Menakar Solusi Jitu Juru Parkir Liar di Surabaya: Tiga Opsi dari Pakar Ekonomi Unair

Polemik juru parkir (jukir) liar di minimarket Surabaya terus bergulir, menyusul tindakan tegas Pemerintah Kota (Pemkot) yang menyegel sejumlah lahan parkir. Tindakan ini, meski bertujuan baik, memicu beragam reaksi di tengah masyarakat. Mengatasi kebuntuan ini, Prof. Dr. Rossanto Dwi Handoyo, Guru Besar Fakultas Ekonomi dan Bisnis Universitas Airlangga (Unair) Surabaya, menawarkan tiga alternatif solusi yang dinilai lebih konstruktif.

Menurut Prof. Rossanto, pendekatan sanksi semata tidak akan menyelesaikan akar masalah. Ia meyakini, solusi yang berkelanjutan hanya bisa dicapai melalui kolaborasi antara pelaku usaha, masyarakat, dan pemerintah. Berikut adalah tiga opsi yang diajukannya:

  • Kemitraan dengan Penyedia Parkir Berbasis Teknologi: Solusi pertama adalah menggandeng perusahaan penyedia layanan parkir profesional yang memanfaatkan teknologi. Dengan sistem ini, parkir tetap gratis bagi konsumen minimarket. Keuntungan bagi pemerintah adalah pajak dapat dihitung secara akurat berdasarkan data transaksi parkir yang tercatat secara digital. Minimarket juga diuntungkan karena tidak perlu mengelola parkir secara mandiri.
  • Retribusi Resmi oleh Jukir yang Ditunjuk Pemkot: Opsi kedua adalah melegalisasi keberadaan juru parkir dengan menunjuk mereka secara resmi oleh Pemkot. Jukir yang ditunjuk akan memungut retribusi parkir dengan tarif yang wajar dan terjangkau bagi masyarakat. Sistem ini memerlukan pengawasan ketat dari Pemkot untuk mencegah praktik pungutan liar (pungli) dan memastikan transparansi.
  • Retribusi Parkir Ditanggung Minimarket: Alternatif ketiga adalah membebankan biaya parkir kepada pihak minimarket. Dalam skenario ini, konsumen tidak perlu membayar parkir, namun minimarket harus menanggung biaya retribusi. Prof. Rossanto mengakui bahwa opsi ini kurang ideal karena berpotensi menambah beban operasional minimarket dan pada akhirnya dapat berdampak pada kenaikan harga barang.
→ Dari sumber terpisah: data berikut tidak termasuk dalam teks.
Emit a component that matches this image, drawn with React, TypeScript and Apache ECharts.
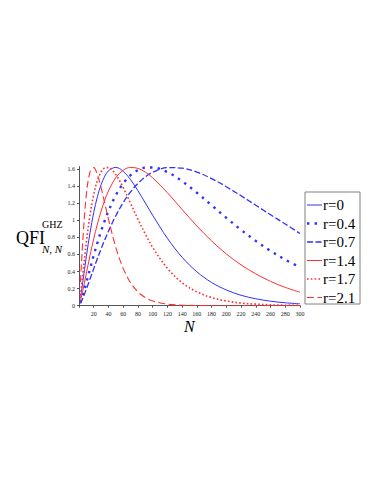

Prof. Rossanto menekankan bahwa Surabaya adalah kota jasa dan perdagangan, sehingga kebijakan publik yang diambil harus mendukung iklim usaha yang kondusif. Ia menyarankan agar Pemkot melibatkan seluruh pihak terkait dalam proses pengambilan keputusan untuk menghasilkan solusi yang optimal dan diterima oleh semua pihak.